Besides having a different kind of venue, the show also attracted students who are new to Tiger Theatre. MHS seniors Chloe Hinson and KC Boerboom decided to give a theater a try before they graduated.

“This is my first and last production at Marshall High School,” Boerboom said. “I have played hockey and swimming my whole high school career, and I wanted to try something new and different. Plus some of my really good friends told me I should try it and do it with them.”

Hinson wanted to join the theater “family.”

“My friends that have been involved with theater have always told me about how close all of the actors become throughout the show, and I thought that would be a positive experience,” Hinson said. “I also struggle with public speaking, so I wanted to use the show to my advantage by making me more comfortable in front of crowds.”

When she first read through the script, Hinson said she started laughing hysterically.

“The show has some amazing and deep moments, but it’s based around real-life humor,” she said. “The first time I saw my peers make the script come to life, I was so amazed because they were chosen so perfectly for the roles, and they made the show feel so real. The show has breathtaking meaning, but also takes lighthearted humor to a whole new level.”

“I thought that this show was going to be something totally different from anything the high school has ever done,” Boerboom said.

Throughout the course of the evening 35 different characters visit the museum and interact with the artworks, the museum guards and each other, Smith said.

“As a result, the play explores the many different ways that we interact with art and the ways that art speaks to us or seems silly and bizarre,” he said. “Every piece of art in the exhibit is a ridiculous laughable joke to some characters and deeply meaningful to others. It is a quirky comedy that is very funny in several moments and quiet and thought-provoking in others.”

Hinson plays four of those 35 characters throughout the show. First is Maggie Snow, who Hinson describes as a “confused, lost and sassy woman.”

“My second character is Barbara Castle,” she said. “She is a stuck-up and fashionable woman that is only at the museum to get her name out there and to be seen. My third character is Harriet and she is a woman that doesn’t understand the artworks at all, nor does she understand that you’re supposed to be quiet and respectful in a museum.” Hinson also plays the voice of a mute and deaf mother of one of the artists that has artwork on display during the show.

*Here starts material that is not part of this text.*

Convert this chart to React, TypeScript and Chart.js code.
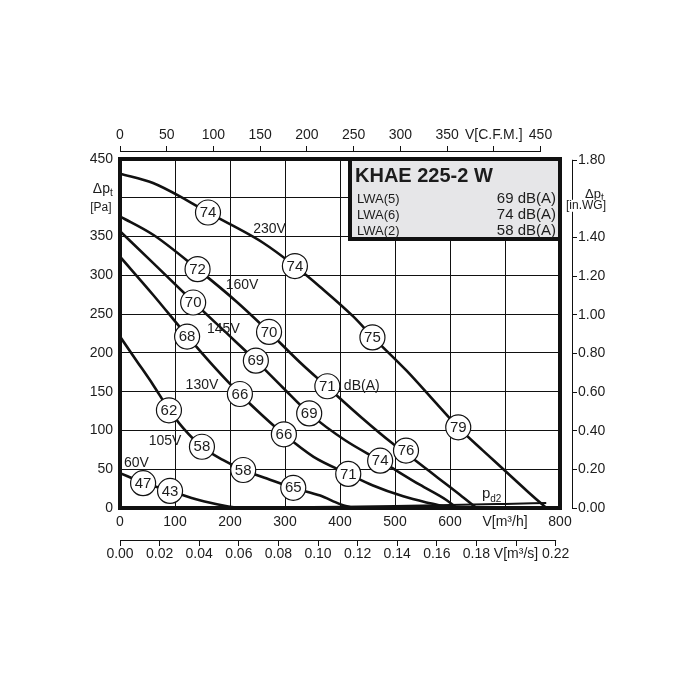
import React, { useEffect, useRef } from 'react';
import { Chart, registerables } from 'chart.js';

Chart.register(...registerables);

const FONT = '"Liberation Sans", Arial, Helvetica, sans-serif';
const INK = '#1c1c1c';

// ---- Fan curves: [flow m³/h, total pressure Pa] ----
const curve230V: [number, number][] = [
  [0, 431], [60, 419], [121, 397], [160, 381], [200, 366], [260, 342], [318, 312],
  [364, 285], [424, 247], [460, 220], [521, 177], [580, 131], [615, 104], [660, 74],
  [700, 48], [740, 22], [775, 0],
];
const curve160V: [number, number][] = [
  [0, 376], [61, 352], [141, 308], [212, 266], [271, 227], [327, 188], [377, 156],
  [440, 116], [494, 84], [536, 62], [576, 40], [618, 17], [648, 0],
];
const curve145V: [number, number][] = [
  [0, 357], [60, 316], [133, 266], [190, 228], [247, 190], [295, 156], [344, 122],
  [410, 87], [473, 61], [545, 30], [594, 10], [612, 0],
];
const curve130V: [number, number][] = [
  [0, 324], [60, 275], [122, 222], [170, 183], [218, 147], [258, 120], [298, 95],
  [352, 66], [415, 44], [460, 29], [515, 15], [564, 6], [602, 0],
];
const curve105V: [number, number][] = [
  [0, 221], [30, 190], [60, 159], [89, 127], [115, 103], [149, 79], [187, 62],
  [224, 49], [267, 38], [315, 26], [364, 16], [400, 5], [424, 0],
];
const curve60V: [number, number][] = [
  [0, 45], [41, 33], [91, 22], [145, 10], [190, 3], [215, 0],
];
// dynamic pressure p_d2
const curvePd2: [number, number][] = [
  [0, 0], [200, 0.4], [400, 1.7], [500, 2.7], [600, 3.9], [700, 5.3], [775, 6.4],
];

const fanCurves = [curve230V, curve160V, curve145V, curve130V, curve105V, curve60V];

// ---- Curve labels ----
const curveNames = ['230V', '160V', '145V', '130V', '105V', '60V'];
const curveNameFlow = [272, 222, 188, 149, 82, 30];
const curveNamePa = [360, 287, 230, 159, 86, 58];

// ---- Sound level markers (dB(A)) ----
const markerFlow = [160, 318, 459, 615, 141, 271, 377, 520, 133, 247, 344, 473, 122, 218, 298, 415, 89, 149, 224, 315, 42, 91];
const markerPa = [381, 312, 220, 104, 308, 227, 157, 74, 265, 190, 122, 61, 221, 147, 95, 44, 126, 79, 49, 26, 32, 22];
const markerDb = [74, 74, 75, 79, 72, 70, 71, 76, 70, 69, 69, 74, 68, 66, 66, 71, 62, 58, 58, 65, 47, 43];

// ---- Axis ticks ----
const flowTicksM3h = [0, 100, 200, 300, 400, 500, 600, 700, 800];
const flowLabelsM3h = ['0', '100', '200', '300', '400', '500', '600', 'V[m³/h]', '800'];
const flowTicksCfm = [0, 50, 100, 150, 200, 250, 300, 350, 400, 450];
const flowLabelsCfm = ['0', '50', '100', '150', '200', '250', '300', '350', 'V[C.F.M.]', '450'];
const flowTicksM3s = [0, 0.02, 0.04, 0.06, 0.08, 0.1, 0.12, 0.14, 0.16, 0.18, 0.2, 0.22];
const flowLabelsM3s = ['0.00', '0.02', '0.04', '0.06', '0.08', '0.10', '0.12', '0.14', '0.16', '0.18', 'V[m³/s]', '0.22'];
const pressTicksPa = [0, 50, 100, 150, 200, 250, 300, 350, 400, 450];
const pressLabelsPa = ['0', '50', '100', '150', '200', '250', '300', '350', '', '450'];
const pressTicksInWG = [0, 0.2, 0.4, 0.6, 0.8, 1.0, 1.2, 1.4, 1.6, 1.8];
const pressLabelsInWG = ['0.00', '0.20', '0.40', '0.60', '0.80', '1.00', '1.20', '1.40', '', '1.80'];

// ---- Legend box ----
const boxTitle = 'KHAE 225-2 W';
const boxNames = ['LWA(5)', 'LWA(6)', 'LWA(2)'];
const boxValues = ['69 dB(A)', '74 dB(A)', '58 dB(A)'];

const FLOW_MAX = 800;
const PA_MAX = 450;
const M3H_PER_CFM = 1.699;
const PA_PER_INWG = 249.089;

const overlayPlugin = {
  id: 'overlay',
  afterDatasetsDraw(chart: any) {
    const { ctx, chartArea, scales } = chart;
    const sx = scales.x;
    const sy = scales.y;
    ctx.save();

    // marker numbers
    const meta = chart.getDatasetMeta(0);
    ctx.fillStyle = INK;
    ctx.font = `15px ${FONT}`;
    ctx.textAlign = 'center';
    ctx.textBaseline = 'middle';
    meta.data.forEach((el: any, i: number) => {
      ctx.fillText(String(markerDb[i]), el.x, el.y + 0.5);
    });

    // curve names
    ctx.font = `14px ${FONT}`;
    curveNames.forEach((n, i) => {
      ctx.fillText(n, sx.getPixelForValue(curveNameFlow[i]), sy.getPixelForValue(curveNamePa[i]));
    });
    ctx.textAlign = 'left';
    ctx.fillText('dB(A)', sx.getPixelForValue(407), sy.getPixelForValue(157));

    // p_d2
    ctx.textBaseline = 'alphabetic';
    const px = sx.getPixelForValue(658);
    const py = sy.getPixelForValue(13);
    ctx.font = `15px ${FONT}`;
    ctx.fillText('p', px, py);
    const pw = ctx.measureText('p').width;
    ctx.font = `10px ${FONT}`;
    ctx.fillText('d2', px + pw, py + 4);

    // frame
    ctx.strokeStyle = '#111';
    ctx.lineWidth = 4;
    ctx.strokeRect(chartArea.left, chartArea.top, chartArea.right - chartArea.left, chartArea.bottom - chartArea.top);

    // legend box
    const bw = 210;
    const bh = 80;
    const bx = chartArea.right - bw;
    const by = chartArea.top;
    ctx.fillStyle = '#e6e6e8';
    ctx.fillRect(bx, by, bw, bh);
    ctx.strokeRect(bx, by, bw, bh);
    ctx.fillStyle = INK;
    ctx.font = `bold 20px ${FONT}`;
    ctx.textAlign = 'left';
    ctx.fillText(boxTitle, bx + 5, by + 23);
    boxNames.forEach((n, i) => {
      const yy = by + 44 + i * 16;
      ctx.font = `13px ${FONT}`;
      ctx.textAlign = 'left';
      ctx.fillText(n, bx + 7, yy);
      ctx.font = `15px ${FONT}`;
      ctx.textAlign = 'right';
      ctx.fillText(boxValues[i], chartArea.right - 4, yy);
    });

    ctx.restore();
  },
  afterDraw(chart: any) {
    const { ctx, scales } = chart;
    const sy = scales.y;
    const yw = scales.yw;
    const xc = scales.xc;
    const xs = scales.xs;
    ctx.save();
    ctx.strokeStyle = '#111';
    ctx.lineWidth = 1;
    // axis lines of secondary scales (span the tick range)
    ctx.beginPath();
    const ct = Math.round(xc.bottom) - 0.5;
    ctx.moveTo(xc.getPixelForValue(flowTicksCfm[0]), ct);
    ctx.lineTo(xc.getPixelForValue(flowTicksCfm[flowTicksCfm.length - 1]) + 0.5, ct);
    const st = Math.round(xs.top) + 0.5;
    ctx.moveTo(xs.getPixelForValue(flowTicksM3s[0]), st);
    ctx.lineTo(xs.getPixelForValue(flowTicksM3s[flowTicksM3s.length - 1]) + 0.5, st);
    const wl = Math.round(yw.left) + 0.5;
    ctx.moveTo(wl, yw.getPixelForValue(pressTicksInWG[pressTicksInWG.length - 1]) - 0.5);
    ctx.lineTo(wl, yw.getPixelForValue(0) + 0.5);
    ctx.stroke();

    const yp = sy.getPixelForValue(400);
    ctx.fillStyle = INK;
    ctx.textBaseline = 'alphabetic';
    // left axis title
    ctx.font = `14px ${FONT}`;
    ctx.textAlign = 'right';
    ctx.fillText('Δp', sy.right - 10, yp - 4.5);
    ctx.textAlign = 'left';
    ctx.font = `10px ${FONT}`;
    ctx.fillText('t', sy.right - 10, yp - 1.5);
    ctx.font = `12px ${FONT}`;
    ctx.textAlign = 'right';
    ctx.fillText('[Pa]', sy.right - 8.5, yp + 13);

    // right axis title
    ctx.font = `13px ${FONT}`;
    ctx.textAlign = 'left';
    const rx = yw.left + 13;
    ctx.fillText('Δp', rx, yp);
    const dw = ctx.measureText('Δp').width;
    ctx.font = `10px ${FONT}`;
    ctx.fillText('t', rx + dw, yp + 3);
    ctx.font = `12px ${FONT}`;
    const lbl = '[in.WG]';
    const lw = ctx.measureText(lbl).width;
    ctx.fillStyle = '#fff';
    ctx.fillRect(yw.left - 6, yp + 2, lw, 12);
    ctx.fillStyle = INK;
    ctx.fillText(lbl, yw.left - 6, yp + 11);
    ctx.restore();
  },
};

function setTicks(values: number[]) {
  return (scale: any) => {
    scale.ticks = values.map((v) => ({ value: v }));
  };
}

export default function App() {
  const ref = useRef<HTMLCanvasElement>(null);

  useEffect(() => {
    const canvas = ref.current;
    if (!canvas) return;
    Chart.defaults.font.family = FONT;
    Chart.defaults.color = INK;

    const toPts = (c: [number, number][]) => c.map(([x, y]) => ({ x, y }));
    const lineDs = (c: [number, number][], width: number, order: number) => ({
      type: 'line' as const,
      data: toPts(c),
      borderColor: '#111',
      borderWidth: width,
      pointRadius: 0,
      cubicInterpolationMode: 'monotone' as const,
      fill: false,
      order,
      xAxisID: 'x',
      yAxisID: 'y',
    });

    const tickFont = { size: 14, family: FONT };
    const hidden = {
      display: true,
      min: 0,
      max: 1,
      ticks: { display: false },
      grid: { display: false },
      border: { display: false },
    };

    const chart = new Chart(canvas, {
      type: 'line',
      data: {
        datasets: [
          {
            type: 'line',
            data: markerFlow.map((x, i) => ({ x, y: markerPa[i] })),
            showLine: false,
            pointRadius: 12.5,
            pointHoverRadius: 12.5,
            pointBackgroundColor: '#ffffff',
            pointBorderColor: '#111',
            pointBorderWidth: 1.2,
            order: 0,
            xAxisID: 'x',
            yAxisID: 'y',
          } as any,
          lineDs(curvePd2, 2, 1),
          ...fanCurves.map((c) => lineDs(c, 2.6, 2)),
        ],
      },
      options: {
        responsive: false,
        animation: false,
        events: [],
        layout: { padding: 0 },
        plugins: { legend: { display: false }, tooltip: { enabled: false } },
        scales: {
          x: {
            type: 'linear',
            axis: 'x',
            position: 'bottom',
            weight: 0,
            min: 0,
            max: FLOW_MAX,
            afterBuildTicks: setTicks(flowTicksM3h),
            afterFit: (s: any) => { s.height = 32; },
            ticks: {
              autoSkip: false, maxRotation: 0, minRotation: 0, padding: 6, font: tickFont, color: INK,
              callback: (_v: any, i: number) => flowLabelsM3h[i],
            },
            grid: { color: '#111', lineWidth: 1, drawTicks: false },
            border: { display: false },
          },
          xs: {
            type: 'linear',
            axis: 'x',
            position: 'bottom',
            weight: 1,
            min: 0,
            max: FLOW_MAX / 3600,
            afterBuildTicks: setTicks(flowTicksM3s),
            afterFit: (s: any) => { s.height = 160; },
            ticks: {
              autoSkip: false, maxRotation: 0, minRotation: 0, padding: 0, font: tickFont, color: INK,
              callback: (_v: any, i: number) => flowLabelsM3s[i],
            },
            grid: { drawOnChartArea: false, drawTicks: true, tickLength: 6, color: '#111', lineWidth: 1 },
            border: { display: false },
          },
          xgap: {
            ...hidden,
            type: 'linear',
            axis: 'x',
            position: 'top',
            weight: 0,
            afterFit: (s: any) => { s.height = 7; },
          },
          xc: {
            type: 'linear',
            axis: 'x',
            position: 'top',
            weight: 1,
            min: 0,
            max: FLOW_MAX / M3H_PER_CFM,
            afterBuildTicks: setTicks(flowTicksCfm),
            afterFit: (s: any) => { s.height = 152; },
            ticks: {
              autoSkip: false, maxRotation: 0, minRotation: 0, padding: 2, font: tickFont, color: INK,
              callback: (_v: any, i: number) => flowLabelsCfm[i],
            },
            grid: { drawOnChartArea: false, drawTicks: true, tickLength: 6, color: '#111', lineWidth: 1 },
            border: { display: false },
          },
          y: {
            type: 'linear',
            axis: 'y',
            position: 'left',
            weight: 0,
            min: 0,
            max: PA_MAX,
            afterBuildTicks: setTicks(pressTicksPa),
            afterFit: (s: any) => { s.width = 120; },
            ticks: {
              autoSkip: false, padding: 7, font: tickFont, color: INK,
              callback: (_v: any, i: number) => pressLabelsPa[i],
            },
            grid: { color: '#111', lineWidth: 1, drawTicks: false },
            border: { display: false },
          },
          ygap: {
            ...hidden,
            type: 'linear',
            axis: 'y',
            position: 'right',
            weight: 0,
            afterFit: (s: any) => { s.width = 12; },
          },
          yw: {
            type: 'linear',
            axis: 'y',
            position: 'right',
            weight: 1,
            min: 0,
            max: PA_MAX / PA_PER_INWG,
            afterBuildTicks: setTicks(pressTicksInWG),
            afterFit: (s: any) => { s.width = 128; },
            ticks: {
              autoSkip: false, padding: 1, font: tickFont, color: INK,
              callback: (_v: any, i: number) => pressLabelsInWG[i],
            },
            grid: {
              drawOnChartArea: false, drawTicks: true, tickLength: 5, lineWidth: 1,
              tickColor: (c: any) => (c.tick && pressLabelsInWG[c.index] === '' ? 'rgba(0,0,0,0)' : '#111'),
              color: '#111',
            },
            border: { display: false },
          },
        } as any,
      },
      plugins: [overlayPlugin],
    });

    return () => chart.destroy();
  }, []);

  return (
    <div style={{ position: 'fixed', left: 0, top: 0, width: 700, height: 700, background: '#fff' }}>
      <canvas ref={ref} width={700} height={700} style={{ width: 700, height: 700, display: 'block' }} />
    </div>
  );
}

Bock also gets to play a few characters as well. One is Barbara Zimmer, who comes into the museum with her best friend, also named Barbara.

“These young ladies couldn’t care less about the artworks in the museum, they really just go to the museum to be seen,” Bock said “The Barbaras are basically clones of each other. They are best friends but enemies at the same time, and everything they do is a competition. Playing Barbara Zimmer has been very fun because she is extremely over the top and dramatic.”

Bock also plays May, a college-age girl, who is disruptive at the museum with a couple of her friends, and Mrs. Moe, who is in the final scene of the show. Both Mrs. Moe and her husband are deaf and mute.

“An interesting aspect of playing this character has been having to learn sign language,” Bock said about portraying Mrs. Moe. “I talk to Mr. Moe (played by Jack Pedersen) through sign language while two other cast members say our lines out loud so audience members will know what we are saying.”

Boerboom portrays two characters during the show — Mrs. Salt, an elderly woman she describes as a “know-it-all” woman, and Zoe, a 40-year-old woman married to a man named Giorgio.

Smith said the show’s playwright, Tina Howe, is known for writing fast-paced and witty dialogue that is very challenging for high school actors.

“Our students have worked hard to develop character and bring the dialogue to life,” Smith said. “We think that audiences will have a lot of fun with the production — there are a lot of memorable characters and moments.”